● Required work
Repeat the listing exactly as given, omitting every image.

● Source data
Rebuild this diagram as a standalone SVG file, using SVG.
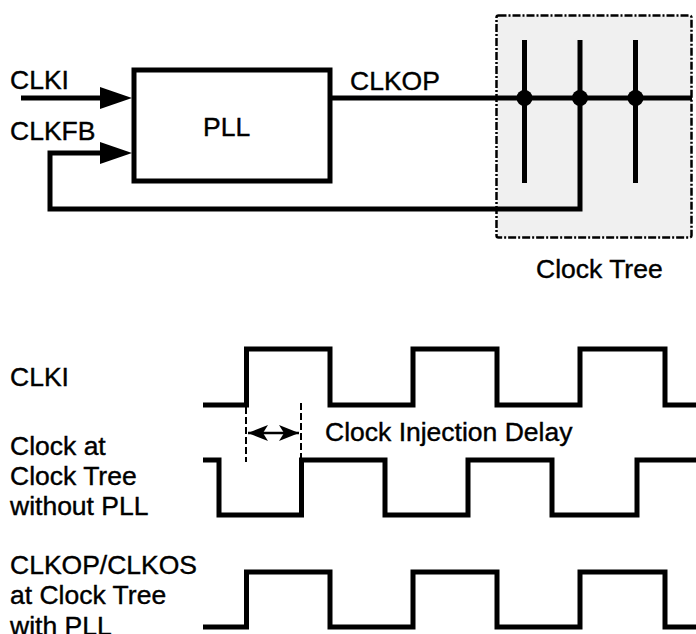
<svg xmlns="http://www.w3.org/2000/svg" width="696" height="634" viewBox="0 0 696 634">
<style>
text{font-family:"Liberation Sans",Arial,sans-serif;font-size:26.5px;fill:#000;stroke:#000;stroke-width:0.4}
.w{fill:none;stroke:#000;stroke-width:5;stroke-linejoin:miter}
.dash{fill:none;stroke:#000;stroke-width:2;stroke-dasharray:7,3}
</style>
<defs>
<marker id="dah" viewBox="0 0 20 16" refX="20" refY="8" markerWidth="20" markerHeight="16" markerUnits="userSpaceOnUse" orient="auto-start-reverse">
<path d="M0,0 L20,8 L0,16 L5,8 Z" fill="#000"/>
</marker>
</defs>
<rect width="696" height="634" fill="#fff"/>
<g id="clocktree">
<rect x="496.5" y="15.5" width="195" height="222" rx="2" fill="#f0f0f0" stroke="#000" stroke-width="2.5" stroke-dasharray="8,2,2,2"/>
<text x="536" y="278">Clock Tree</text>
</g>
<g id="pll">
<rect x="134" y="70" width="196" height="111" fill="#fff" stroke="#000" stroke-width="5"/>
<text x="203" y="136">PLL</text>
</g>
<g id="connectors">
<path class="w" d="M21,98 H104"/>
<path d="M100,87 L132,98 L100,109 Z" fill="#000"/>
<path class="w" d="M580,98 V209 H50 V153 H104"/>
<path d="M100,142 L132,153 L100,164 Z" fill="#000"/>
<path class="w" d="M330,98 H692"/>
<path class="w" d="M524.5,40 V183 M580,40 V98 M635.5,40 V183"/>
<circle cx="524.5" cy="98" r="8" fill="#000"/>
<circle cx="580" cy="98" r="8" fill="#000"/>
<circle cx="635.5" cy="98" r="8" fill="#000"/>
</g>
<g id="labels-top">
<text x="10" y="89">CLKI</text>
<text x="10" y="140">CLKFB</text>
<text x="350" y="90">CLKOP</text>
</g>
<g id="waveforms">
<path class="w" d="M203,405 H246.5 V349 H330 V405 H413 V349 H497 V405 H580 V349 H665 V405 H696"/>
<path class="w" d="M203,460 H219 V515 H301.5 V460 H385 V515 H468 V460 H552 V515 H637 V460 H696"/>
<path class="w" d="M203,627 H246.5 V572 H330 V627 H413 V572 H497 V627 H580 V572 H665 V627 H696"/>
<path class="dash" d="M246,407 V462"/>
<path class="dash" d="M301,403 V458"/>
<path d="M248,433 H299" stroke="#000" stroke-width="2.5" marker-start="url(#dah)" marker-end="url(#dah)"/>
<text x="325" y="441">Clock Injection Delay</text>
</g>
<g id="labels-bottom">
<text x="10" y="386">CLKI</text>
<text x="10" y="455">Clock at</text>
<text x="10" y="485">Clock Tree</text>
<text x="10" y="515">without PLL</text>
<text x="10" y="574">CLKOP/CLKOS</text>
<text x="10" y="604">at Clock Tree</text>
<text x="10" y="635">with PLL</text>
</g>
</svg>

● Written answer
Rebuild this diagram as a standalone SVG file, using SVG.
<svg xmlns="http://www.w3.org/2000/svg" width="696" height="634" viewBox="0 0 696 634">
<style>
text{font-family:"Liberation Sans",Arial,sans-serif;font-size:26.5px;fill:#000;stroke:#000;stroke-width:0.4}
.w{fill:none;stroke:#000;stroke-width:5;stroke-linejoin:miter}
.dash{fill:none;stroke:#000;stroke-width:2;stroke-dasharray:7,3}
</style>
<defs>
<marker id="dah" viewBox="0 0 20 16" refX="20" refY="8" markerWidth="20" markerHeight="16" markerUnits="userSpaceOnUse" orient="auto-start-reverse">
<path d="M0,0 L20,8 L0,16 L5,8 Z" fill="#000"/>
</marker>
</defs>
<rect width="696" height="634" fill="#fff"/>
<g id="clocktree">
<rect x="496.5" y="15.5" width="195" height="222" rx="2" fill="#f0f0f0" stroke="#000" stroke-width="2.5" stroke-dasharray="8,2,2,2"/>
<text x="536" y="278">Clock Tree</text>
</g>
<g id="pll">
<rect x="134" y="70" width="196" height="111" fill="#fff" stroke="#000" stroke-width="5"/>
<text x="203" y="136">PLL</text>
</g>
<g id="connectors">
<path class="w" d="M21,98 H104"/>
<path d="M100,87 L132,98 L100,109 Z" fill="#000"/>
<path class="w" d="M580,98 V209 H50 V153 H104"/>
<path d="M100,142 L132,153 L100,164 Z" fill="#000"/>
<path class="w" d="M330,98 H692"/>
<path class="w" d="M524.5,40 V183 M580,40 V98 M635.5,40 V183"/>
<circle cx="524.5" cy="98" r="8" fill="#000"/>
<circle cx="580" cy="98" r="8" fill="#000"/>
<circle cx="635.5" cy="98" r="8" fill="#000"/>
</g>
<g id="labels-top">
<text x="10" y="89">CLKI</text>
<text x="10" y="140">CLKFB</text>
<text x="350" y="90">CLKOP</text>
</g>
<g id="waveforms">
<path class="w" d="M203,405 H246.5 V349 H330 V405 H413 V349 H497 V405 H580 V349 H665 V405 H696"/>
<path class="w" d="M203,460 H219 V515 H301.5 V460 H385 V515 H468 V460 H552 V515 H637 V460 H696"/>
<path class="w" d="M203,627 H246.5 V572 H330 V627 H413 V572 H497 V627 H580 V572 H665 V627 H696"/>
<path class="dash" d="M246,407 V462"/>
<path class="dash" d="M301,403 V458"/>
<path d="M248,433 H299" stroke="#000" stroke-width="2.5" marker-start="url(#dah)" marker-end="url(#dah)"/>
<text x="325" y="441">Clock Injection Delay</text>
</g>
<g id="labels-bottom">
<text x="10" y="386">CLKI</text>
<text x="10" y="455">Clock at</text>
<text x="10" y="485">Clock Tree</text>
<text x="10" y="515">without PLL</text>
<text x="10" y="574">CLKOP/CLKOS</text>
<text x="10" y="604">at Clock Tree</text>
<text x="10" y="635">with PLL</text>
</g>
</svg>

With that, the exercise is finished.